Newswise — LAKE ALFRED, Fla. --- In the next three months, Florida citrus growers will have to decide whether to extend for another six years the citrus box tax, the proceeds of which help to pay for citrus greening research at the University of Florida’s Citrus Research and Education Center and other research universities and laboratories.

The Citrus Research and Development Foundation, Inc., Box Tax Advisory Council voted unanimously in June to recommend continuation of the citrus box tax at the current assessment rate of $.03 (3 cents) per harvested box for the last year of the current referendum, fiscal year 2015-16.

The Florida citrus industry established the Citrus Research and Development Foundation in 2010 to combat greening, which is threatening to destroy the state’s $10.7 billion citrus industry. The foundation’s budget has been $16-19 million annually – with the funding coming from the research box tax, as well as marketing/promotion box taxes, state and federal funds, and donations. The vast majority goes directly to research projects to solve the greening problem.

“IFAS has been core to the majority of research on greening, “said Harold Browning, chief operating officer of the foundation. “Look at the attention that’s been paid to this disease – it’s your grower dollars at work.”

Almost all of the University of Florida Institute of Food and Agricultural Sciences’ 200 employees at the CREC in Lake Alfred are devoted to stopping the disease. Their funding comes from the box tax, in addition to legislative appropriations and research grants. Facilities include more than 600 acres of groves, greenhouses, a fresh fruit packinghouse, a juice processing pilot plant and more than 40 laboratories.
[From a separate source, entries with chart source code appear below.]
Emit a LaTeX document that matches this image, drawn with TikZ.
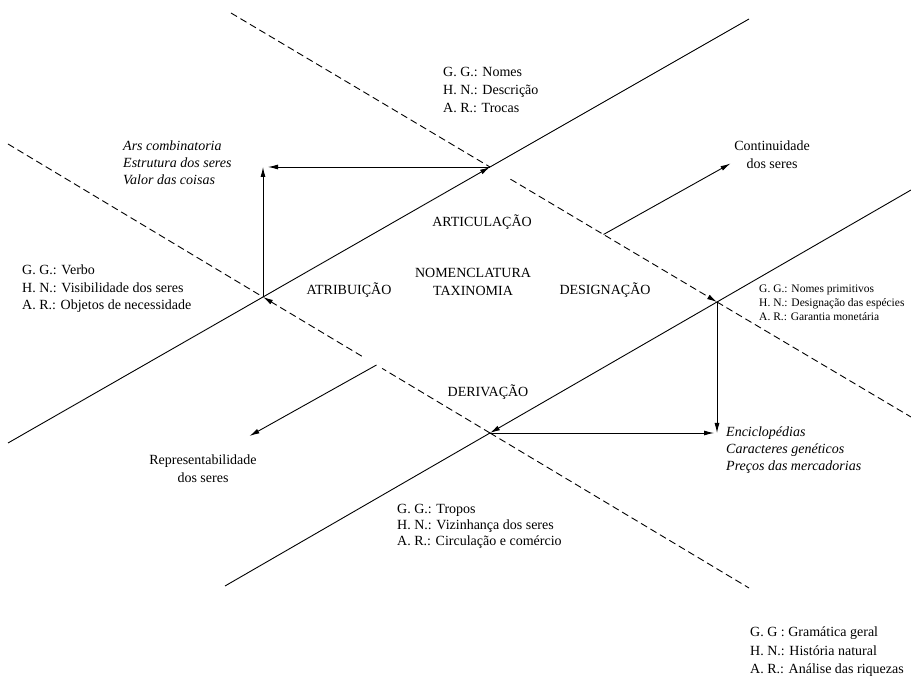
\documentclass[tikz,border=0pt]{standalone}
\usepackage{fontspec}
\setmainfont{Liberation Serif}
\usetikzlibrary{calc,arrows.meta,positioning}

\tikzset{
    axisline/.style={line width=0.9pt},
    dashline/.style={line width=0.9pt, dash pattern=on 7pt off 4pt},
    arr/.style={-{Latex[length=10pt,width=5pt]}, line width=0.9pt},
    infotext/.style={inner sep=0pt, anchor=north west, align=left, font=\fontsize{14pt}{17.5pt}\selectfont},
    smallinfo/.style={inner sep=0pt, anchor=north west, align=left, font=\fontsize{11.5pt}{14pt}\selectfont},
    itinfo/.style={infotext, font=\fontsize{14pt}{17pt}\selectfont\itshape},
    region/.style={inner sep=0pt, font=\fontsize{14pt}{17pt}\selectfont}
}

\begin{document}
\begin{tikzpicture}[x=1pt,y=-1pt]
\useasboundingbox (0,0) rectangle (911,684);

% Four corners of the central rhombus
\coordinate (L) at (263,297);
\coordinate (T) at (490,167);
\coordinate (R) at (717,302);
\coordinate (B) at (490,433);

% Far ends of the two solid and two dashed lines
\coordinate (A1) at (8,443);
\coordinate (A2) at (749,19);
\coordinate (B1) at (225,586);
\coordinate (B2) at (911,190);
\coordinate (C1) at (231,13);
\coordinate (C2) at (911,417);
\coordinate (D1) at (8,144);
\coordinate (D2) at (749,588);

% Solid lines (rising)
\draw[axisline] (A1) -- (L);
\draw[arr] (L) -- (T);
\draw[axisline] (T) -- (A2);
\draw[axisline] (B1) -- (B);
\draw[arr] (R) -- (B);
\draw[axisline] (R) -- (B2);

% Dashed lines (falling), with the small breaks of the original
\draw[dashline] (C1) -- (T);
\draw[arr, dashline] ($(T)!0.09!(R)$) -- (R);
\draw[dashline] (R) -- (C2);
\draw[dashline] (D1) -- (L);
\draw[dashline] (B) -- ($(L)!0.525!(B)$);
\draw[arr, dashline] ($(L)!0.435!(B)$) -- (L);
\draw[dashline] (B) -- (D2);

% Corner arrows
\coordinate (ArsC) at (263,167);
\coordinate (EncC) at (717,433);
\draw[arr] (L) -- (ArsC);
\draw[arr] (T) -- ($(ArsC)+(5,0)$);
\draw[arr] (R) -- (EncC);
\draw[arr] (B) -- ($(EncC)+(-3,0)$);

% Outward arrows from the dashed edges
\coordinate (Cm) at ($(T)!0.5!(R)$);
\coordinate (Dm) at ($(L)!0.5!(B)$);
\draw[arr] (Cm) -- ($(Cm)+(127,-71)$);
\draw[arr] (Dm) -- ($(Dm)+(-127,71)$);

% Region names
\node[region] (artic) at (482,222) {ARTICULAÇÃO};
\node[region] (atrib) at (349,290) {ATRIBUIÇÃO};
\node[region] (desig) at (605,290) {DESIGNAÇÃO};
\node[region] (deriv) at (488,392) {DERIVAÇÃO};
\node[region, align=center, font=\fontsize{14pt}{18pt}\selectfont] (nomen) at (473,282) {NOMENCLATURA\\TAXINOMIA};

% Side texts
\node[infotext, font=\fontsize{14pt}{18pt}\selectfont] (topinfo) at (443,67) {G. G.: Nomes\\H. N.: Descrição\\A. R.: Trocas};
\node[itinfo] (ars) at (123,141) {Ars combinatoria\\Estrutura dos seres\\Valor das coisas};
\node[infotext] (leftinfo) at (22,265) {G. G.: Verbo\\H. N.: Visibilidade dos seres\\A. R.: Objetos de necessidade};
\node[smallinfo] (rightinfo) at (759,285) {G. G.: Nomes primitivos\\H. N.: Designação das espécies\\A. R.: Garantia monetária};
\node[itinfo] (encic) at (726,427) {Enciclopédias\\Caracteres genéticos\\Preços das mercadorias};
\node[infotext, font=\fontsize{14pt}{16pt}\selectfont] (botinfo) at (397,504) {G. G.: Tropos\\H. N.: Vizinhança dos seres\\A. R.: Circulação e comércio};
\node[infotext, anchor=north, align=center] (contin) at (772,141) {Continuidade\\dos seres};
\node[infotext, anchor=north, align=center] (repres) at (203,455) {Representabilidade\\dos seres};

% Key to the abbreviations
\node[infotext, font=\fontsize{14pt}{18.5pt}\selectfont] (legend) at (750,627) {G. G : Gramática geral\\H. N.: História natural\\A. R.: Análise das riquezas};

\end{tikzpicture}
\end{document}
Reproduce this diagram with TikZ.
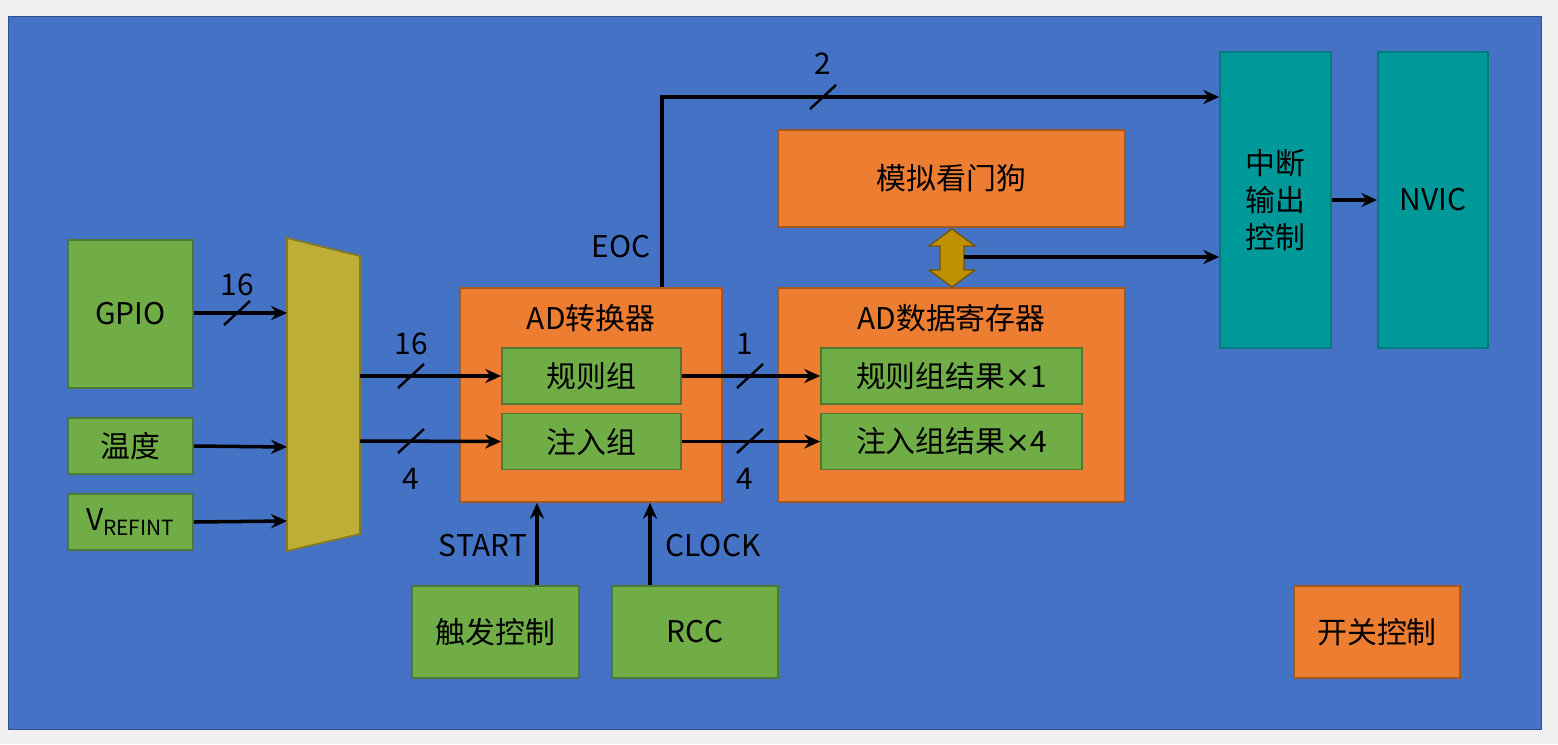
\documentclass[tikz,border=0pt]{standalone}
\usepackage{fontspec}
\setmainfont{Noto Sans CJK SC}
\newfontfamily\latn{DejaVu Sans}
\usetikzlibrary{arrows.meta}
\definecolor{panel}{HTML}{4472C4}
\definecolor{orng}{HTML}{ED7D31}
\definecolor{grn}{HTML}{70AD47}
\definecolor{teal2}{HTML}{009999}
\definecolor{olive}{HTML}{BFAE35}
\definecolor{gold}{HTML}{BF9000}
\tikzset{
  blk/.style = {draw, line width=1pt, inner sep=0pt, align=center, font=\fontsize{17}{21}\selectfont},
  og/.style = {blk, fill=orng, draw=orng!70!black},
  gr/.style = {blk, fill=grn, draw=grn!70!black},
  tl/.style = {blk, fill=teal2, draw=teal2!80!black},
  bus/.style = {line width=2pt, -{Stealth[length=9pt,width=8pt]}},
  lbl/.style = {font=\fontsize{17}{21}\selectfont}
}
\newcommand{\busmark}[2]{\draw[line width=1.4pt] (#1-13,#2+12) -- (#1+13,#2-12);}
\begin{document}
\begin{tikzpicture}[x=0.02cm, y=-0.02cm]
  \fill[gray!12] (0,0) rectangle (1558,744);
  \filldraw[fill=panel, draw=panel!70!black] (8,16) rectangle (1541,729);

  % boxes
  \node[gr, minimum width=2.5cm, minimum height=2.96cm] (gpio) at (130.5,314) {GPIO};
  \node[gr, minimum width=2.5cm, minimum height=1.12cm] (temp) at (130.5,446) {温度};
  \node[gr, minimum width=2.5cm, minimum height=1.12cm] (vref) at (130.5,522) {V\textsubscript{REFINT}};
  \filldraw[fill=olive, draw=olive!70!black, line width=1pt] (287,238) -- (360,256) -- (360,534) -- (287,551) -- cycle;

  \node[og, minimum width=5.24cm, minimum height=4.28cm] (adc) at (591,395) {};
  \node[lbl] at (591,318) {AD转换器};
  \node[gr, minimum width=3.58cm, minimum height=1.12cm] (reg) at (591.5,376) {规则组};
  \node[gr, minimum width=3.58cm, minimum height=1.12cm] (inj) at (591.5,441.5) {注入组};

  \node[og, minimum width=6.94cm, minimum height=4.28cm] (dr) at (951.5,395) {};
  \node[lbl] at (951.5,318) {AD数据寄存器};
  \node[gr, minimum width=5.22cm, minimum height=1.12cm] (regr) at (951.5,376) {规则组结果{\latn ×}1};
  \node[gr, minimum width=5.22cm, minimum height=1.12cm] (injr) at (951.5,441.5) {注入组结果{\latn ×}4};

  \node[og, minimum width=6.94cm, minimum height=1.94cm] (wdg) at (951.5,178.5) {模拟看门狗};
  \node[tl, minimum width=2.22cm, minimum height=5.92cm] (irq) at (1275.5,200) {中断\\输出\\控制};
  \node[tl, minimum width=2.2cm, minimum height=5.92cm] (nvic) at (1433,200) {NVIC};

  \node[gr, minimum width=3.34cm, minimum height=1.84cm] (trig) at (495.5,632) {触发控制};
  \node[gr, minimum width=3.32cm, minimum height=1.84cm] (rcc) at (695,632) {RCC};
  \node[og, minimum width=3.32cm, minimum height=1.84cm] (sw) at (1377,632) {开关控制};

  % connections
  \draw[bus] (gpio.east |- 0,313) -- (287,313);
  \busmark{237}{313} \node[lbl] at (237,285) {16};
  \draw[bus] (temp.east) -- (287,447);
  \draw[bus] (vref.east) -- (287,521);
  \draw[bus] (360,376) -- (reg.west);
  \busmark{411}{376} \node[lbl] at (411,344) {16};
  \draw[bus] (360,441) -- (inj.west);
  \busmark{411}{441} \node[lbl] at (411,479) {4};
  \draw[bus] (reg.east) -- (regr.west);
  \busmark{750}{376} \node[lbl] at (745,344) {1};
  \draw[bus] (inj.east) -- (injr.west);
  \busmark{750}{441} \node[lbl] at (745,479) {4};

  \draw[bus] (trig.north -| 537,0) -- (adc.south -| 537,0);
  \node[lbl] at (483,546) {START};
  \draw[bus] (rcc.north -| 650,0) -- (adc.south -| 650,0);
  \node[lbl] at (713,546) {CLOCK};

  \draw[bus] (adc.north -| 662,0) -- (662,97) -- (irq.west |- 0,97);
  \busmark{823}{97} \node[lbl] at (823,64) {2};
  \node[lbl] at (621,247) {EOC};

  \filldraw[fill=gold, draw=gold!60!black, line width=0.8pt]
    (952,229) -- (975,246) -- (964,246) -- (964,270) -- (975,270) -- (952,287)
    -- (929,270) -- (940,270) -- (940,246) -- (929,246) -- cycle;
  \draw[bus] (964,257) -- (irq.west |- 0,257);
  \draw[bus] (irq.east |- 0,200) -- (nvic.west |- 0,200);
\end{tikzpicture}
\end{document}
“As a career university scientist and administrator, I’m amazed at how rapidly the science has come along,” Browning said. “The strong institutional commitment that IFAS has shown illustrates dedication to the industry.”

The disease bacterium first enters a citrus tree via the tiny Asian Citrus Psyllid. When introduced into the plant by leaf feeding, the bacteria then move through the tree via the phloem – the veins of the tree. The disease starves the tree of nutrients, damages its roots and the tree produces fruits that are small, and misshapen, and have reduced quality, making it unsuitable for sale as fresh fruit or, for the most part, juice. Most infected trees eventually become non-productive and the disease has already affected millions of citrus trees in North America.

Citrus greening was first detected in Florida in 2005. Florida has lost approximately $7.8 billion in revenue, 162,200 citrus acres and 7,513 jobs since 2007, according to researchers with UF/IFAS.

Although current methods to control the spread of citrus greening are limited to aggressive psyllid control and the removal and destruction of infected trees, UF/IFAS researchers are working to defeat it on a number of fronts, including trying to suppress the psyllid, breeding citrus rootstock that shows better greening resistance and testing treatments that could be used on trees.

Browning and other IFAS experts say the solution to the greening problem will most likely come from genetic engineering; figuring out which genes are resistant to greening and inserting them into commonly available rootstocks and scions.

“This is a very complex system to work with,” Browning said. “Everybody has stepped up.”